Given data
──────────
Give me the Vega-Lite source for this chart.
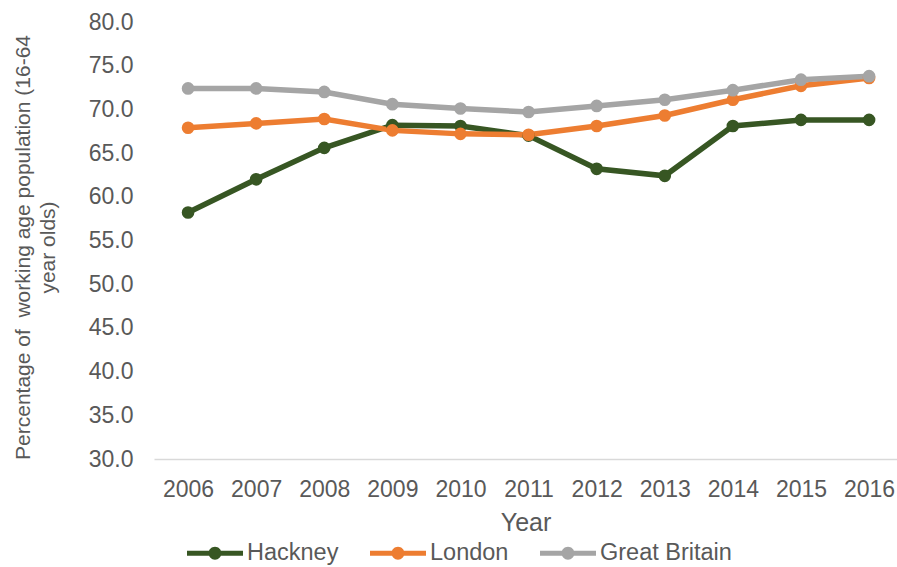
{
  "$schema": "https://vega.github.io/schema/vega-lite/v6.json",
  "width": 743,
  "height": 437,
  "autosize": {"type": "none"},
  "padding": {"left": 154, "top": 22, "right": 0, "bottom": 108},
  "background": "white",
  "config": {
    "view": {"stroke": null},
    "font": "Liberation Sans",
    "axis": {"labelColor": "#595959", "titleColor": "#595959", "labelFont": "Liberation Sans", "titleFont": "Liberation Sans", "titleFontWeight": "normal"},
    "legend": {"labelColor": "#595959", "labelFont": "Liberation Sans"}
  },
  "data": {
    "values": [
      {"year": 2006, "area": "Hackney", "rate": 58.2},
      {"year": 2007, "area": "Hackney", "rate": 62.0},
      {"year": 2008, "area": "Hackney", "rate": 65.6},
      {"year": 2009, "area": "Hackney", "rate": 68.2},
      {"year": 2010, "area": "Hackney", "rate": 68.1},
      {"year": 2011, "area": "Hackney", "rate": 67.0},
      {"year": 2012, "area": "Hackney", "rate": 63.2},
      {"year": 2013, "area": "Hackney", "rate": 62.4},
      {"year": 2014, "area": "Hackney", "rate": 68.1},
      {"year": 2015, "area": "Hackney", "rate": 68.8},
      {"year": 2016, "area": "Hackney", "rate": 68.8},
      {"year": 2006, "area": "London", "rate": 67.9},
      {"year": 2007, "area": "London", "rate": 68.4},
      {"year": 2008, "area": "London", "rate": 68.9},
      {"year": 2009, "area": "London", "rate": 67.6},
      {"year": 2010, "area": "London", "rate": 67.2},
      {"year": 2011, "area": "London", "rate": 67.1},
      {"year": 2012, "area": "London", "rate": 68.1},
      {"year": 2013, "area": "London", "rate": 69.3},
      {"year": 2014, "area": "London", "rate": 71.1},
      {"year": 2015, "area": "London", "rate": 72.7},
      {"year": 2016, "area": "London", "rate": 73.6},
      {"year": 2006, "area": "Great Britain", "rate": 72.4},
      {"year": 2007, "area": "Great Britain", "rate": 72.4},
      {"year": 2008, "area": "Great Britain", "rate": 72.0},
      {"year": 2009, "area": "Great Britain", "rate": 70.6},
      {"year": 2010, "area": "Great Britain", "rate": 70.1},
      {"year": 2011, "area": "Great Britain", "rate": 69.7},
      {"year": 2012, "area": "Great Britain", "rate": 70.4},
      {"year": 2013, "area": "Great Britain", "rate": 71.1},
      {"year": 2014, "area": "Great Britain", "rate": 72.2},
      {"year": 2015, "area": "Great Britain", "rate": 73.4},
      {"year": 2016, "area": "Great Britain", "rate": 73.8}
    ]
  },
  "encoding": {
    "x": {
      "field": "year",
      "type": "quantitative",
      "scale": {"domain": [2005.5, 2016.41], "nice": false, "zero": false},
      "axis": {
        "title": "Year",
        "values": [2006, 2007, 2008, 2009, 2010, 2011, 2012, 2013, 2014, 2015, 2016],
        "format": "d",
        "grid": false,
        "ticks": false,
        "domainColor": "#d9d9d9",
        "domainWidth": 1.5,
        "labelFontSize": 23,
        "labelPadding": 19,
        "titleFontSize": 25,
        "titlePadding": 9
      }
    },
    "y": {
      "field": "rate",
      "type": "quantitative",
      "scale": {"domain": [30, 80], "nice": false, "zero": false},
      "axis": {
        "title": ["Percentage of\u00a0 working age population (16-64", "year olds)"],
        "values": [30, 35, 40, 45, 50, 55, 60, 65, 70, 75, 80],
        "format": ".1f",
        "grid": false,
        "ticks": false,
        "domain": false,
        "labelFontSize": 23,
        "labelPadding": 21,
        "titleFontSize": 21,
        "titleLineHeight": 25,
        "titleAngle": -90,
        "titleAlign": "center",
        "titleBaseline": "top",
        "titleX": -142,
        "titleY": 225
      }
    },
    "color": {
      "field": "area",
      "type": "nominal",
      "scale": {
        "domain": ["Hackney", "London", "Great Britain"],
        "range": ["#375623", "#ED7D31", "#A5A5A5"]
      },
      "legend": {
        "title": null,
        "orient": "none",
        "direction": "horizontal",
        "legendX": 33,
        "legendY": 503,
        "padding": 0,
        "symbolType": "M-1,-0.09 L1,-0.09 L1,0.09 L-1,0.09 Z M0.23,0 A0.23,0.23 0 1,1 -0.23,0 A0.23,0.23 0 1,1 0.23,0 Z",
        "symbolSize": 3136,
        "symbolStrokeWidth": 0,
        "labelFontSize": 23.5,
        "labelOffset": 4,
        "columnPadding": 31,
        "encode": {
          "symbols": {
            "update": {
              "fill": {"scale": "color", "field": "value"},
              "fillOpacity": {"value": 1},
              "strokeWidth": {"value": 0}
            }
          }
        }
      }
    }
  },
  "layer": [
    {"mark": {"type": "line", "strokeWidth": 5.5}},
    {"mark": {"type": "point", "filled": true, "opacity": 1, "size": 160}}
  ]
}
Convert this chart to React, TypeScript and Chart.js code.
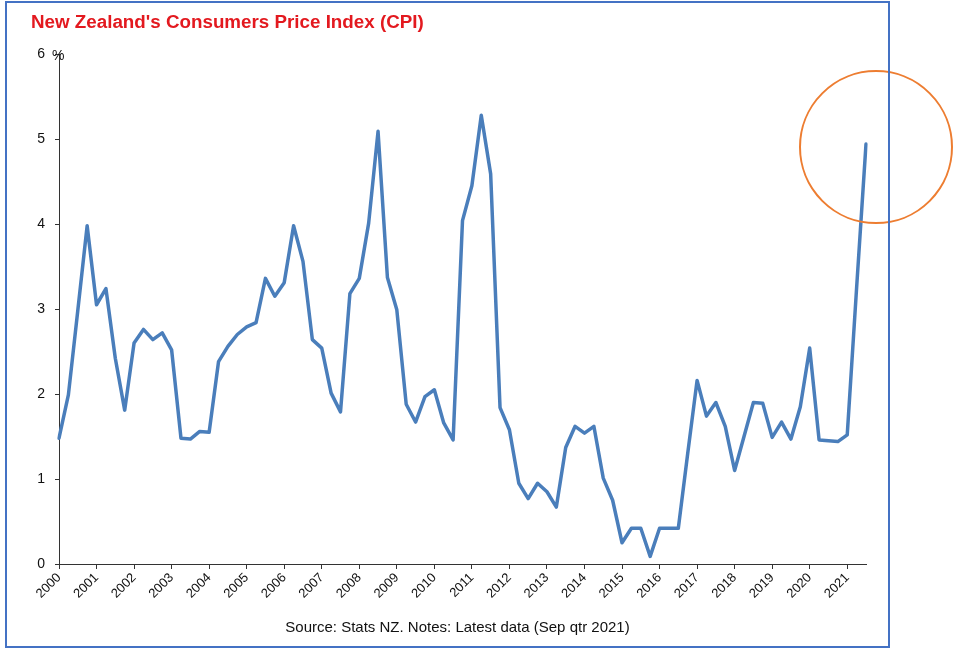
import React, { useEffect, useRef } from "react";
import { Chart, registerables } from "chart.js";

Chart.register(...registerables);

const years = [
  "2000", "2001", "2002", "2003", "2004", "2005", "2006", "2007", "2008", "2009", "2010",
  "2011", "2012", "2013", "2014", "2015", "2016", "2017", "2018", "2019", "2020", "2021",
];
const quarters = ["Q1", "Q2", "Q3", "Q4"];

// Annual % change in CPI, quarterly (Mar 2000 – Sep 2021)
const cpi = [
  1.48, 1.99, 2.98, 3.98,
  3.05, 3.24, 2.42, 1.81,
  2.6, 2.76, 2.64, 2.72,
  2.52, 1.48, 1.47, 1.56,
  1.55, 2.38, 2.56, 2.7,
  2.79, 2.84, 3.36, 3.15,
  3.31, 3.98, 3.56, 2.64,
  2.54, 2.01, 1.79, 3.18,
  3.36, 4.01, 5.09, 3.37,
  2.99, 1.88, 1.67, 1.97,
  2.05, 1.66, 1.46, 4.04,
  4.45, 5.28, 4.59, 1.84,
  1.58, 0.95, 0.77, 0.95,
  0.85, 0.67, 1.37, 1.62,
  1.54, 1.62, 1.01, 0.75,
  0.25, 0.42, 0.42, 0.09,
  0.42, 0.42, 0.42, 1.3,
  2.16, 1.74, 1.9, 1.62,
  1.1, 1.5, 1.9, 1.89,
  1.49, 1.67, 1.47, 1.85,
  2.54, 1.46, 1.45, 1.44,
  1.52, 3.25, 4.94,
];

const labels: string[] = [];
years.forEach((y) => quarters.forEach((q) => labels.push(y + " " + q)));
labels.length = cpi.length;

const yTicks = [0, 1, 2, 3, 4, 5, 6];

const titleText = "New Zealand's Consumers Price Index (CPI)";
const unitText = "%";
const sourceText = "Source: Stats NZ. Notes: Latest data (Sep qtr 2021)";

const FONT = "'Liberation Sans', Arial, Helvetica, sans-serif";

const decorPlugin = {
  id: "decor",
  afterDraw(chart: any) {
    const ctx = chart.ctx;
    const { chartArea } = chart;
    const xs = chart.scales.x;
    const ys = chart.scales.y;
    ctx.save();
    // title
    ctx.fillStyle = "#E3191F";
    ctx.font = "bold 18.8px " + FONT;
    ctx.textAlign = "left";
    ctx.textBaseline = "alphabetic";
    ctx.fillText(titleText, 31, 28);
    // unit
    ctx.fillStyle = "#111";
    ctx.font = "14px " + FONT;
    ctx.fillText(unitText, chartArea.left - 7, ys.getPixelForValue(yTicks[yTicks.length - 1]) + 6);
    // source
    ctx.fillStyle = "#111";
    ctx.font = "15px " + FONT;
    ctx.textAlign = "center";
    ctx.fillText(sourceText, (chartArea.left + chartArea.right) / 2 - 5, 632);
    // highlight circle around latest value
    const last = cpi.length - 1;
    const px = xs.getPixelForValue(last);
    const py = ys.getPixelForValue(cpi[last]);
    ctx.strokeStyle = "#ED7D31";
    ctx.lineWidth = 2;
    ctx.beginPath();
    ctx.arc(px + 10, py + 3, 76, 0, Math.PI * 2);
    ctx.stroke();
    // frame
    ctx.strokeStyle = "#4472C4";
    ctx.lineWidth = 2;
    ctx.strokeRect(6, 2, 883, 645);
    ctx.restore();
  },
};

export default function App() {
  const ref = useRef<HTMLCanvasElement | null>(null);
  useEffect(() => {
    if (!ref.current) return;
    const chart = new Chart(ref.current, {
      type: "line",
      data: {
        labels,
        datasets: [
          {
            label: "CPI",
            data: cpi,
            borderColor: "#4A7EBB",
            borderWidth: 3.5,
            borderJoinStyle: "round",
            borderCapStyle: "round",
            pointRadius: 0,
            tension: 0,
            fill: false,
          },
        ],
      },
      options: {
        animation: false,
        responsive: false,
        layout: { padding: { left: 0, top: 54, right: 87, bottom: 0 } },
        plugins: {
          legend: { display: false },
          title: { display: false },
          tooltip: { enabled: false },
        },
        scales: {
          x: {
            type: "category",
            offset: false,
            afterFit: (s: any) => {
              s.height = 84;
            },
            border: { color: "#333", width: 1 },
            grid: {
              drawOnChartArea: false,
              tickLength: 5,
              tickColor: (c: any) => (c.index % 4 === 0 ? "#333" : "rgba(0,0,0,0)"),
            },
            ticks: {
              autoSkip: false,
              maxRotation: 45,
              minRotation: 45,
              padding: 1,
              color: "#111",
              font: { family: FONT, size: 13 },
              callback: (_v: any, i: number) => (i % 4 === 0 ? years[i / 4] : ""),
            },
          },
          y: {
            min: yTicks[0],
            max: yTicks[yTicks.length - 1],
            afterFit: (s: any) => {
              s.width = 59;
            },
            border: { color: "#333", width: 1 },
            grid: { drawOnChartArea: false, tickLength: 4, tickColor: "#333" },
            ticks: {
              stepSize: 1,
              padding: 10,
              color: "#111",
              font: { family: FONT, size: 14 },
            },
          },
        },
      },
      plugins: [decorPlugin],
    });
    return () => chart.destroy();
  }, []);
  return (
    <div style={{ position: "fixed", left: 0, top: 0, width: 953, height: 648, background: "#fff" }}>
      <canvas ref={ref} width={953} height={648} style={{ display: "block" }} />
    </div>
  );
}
──────────
Exercise objective
Write out the lines beginning with the one that contains "Convert this chart" and ending with the one that contains "Chart.register(...registerables);", exactly as given. Leave pictures out.

Reply
Convert this chart to React, TypeScript and Chart.js code.
import React, { useEffect, useRef } from "react";
import { Chart, registerables } from "chart.js";

Chart.register(...registerables);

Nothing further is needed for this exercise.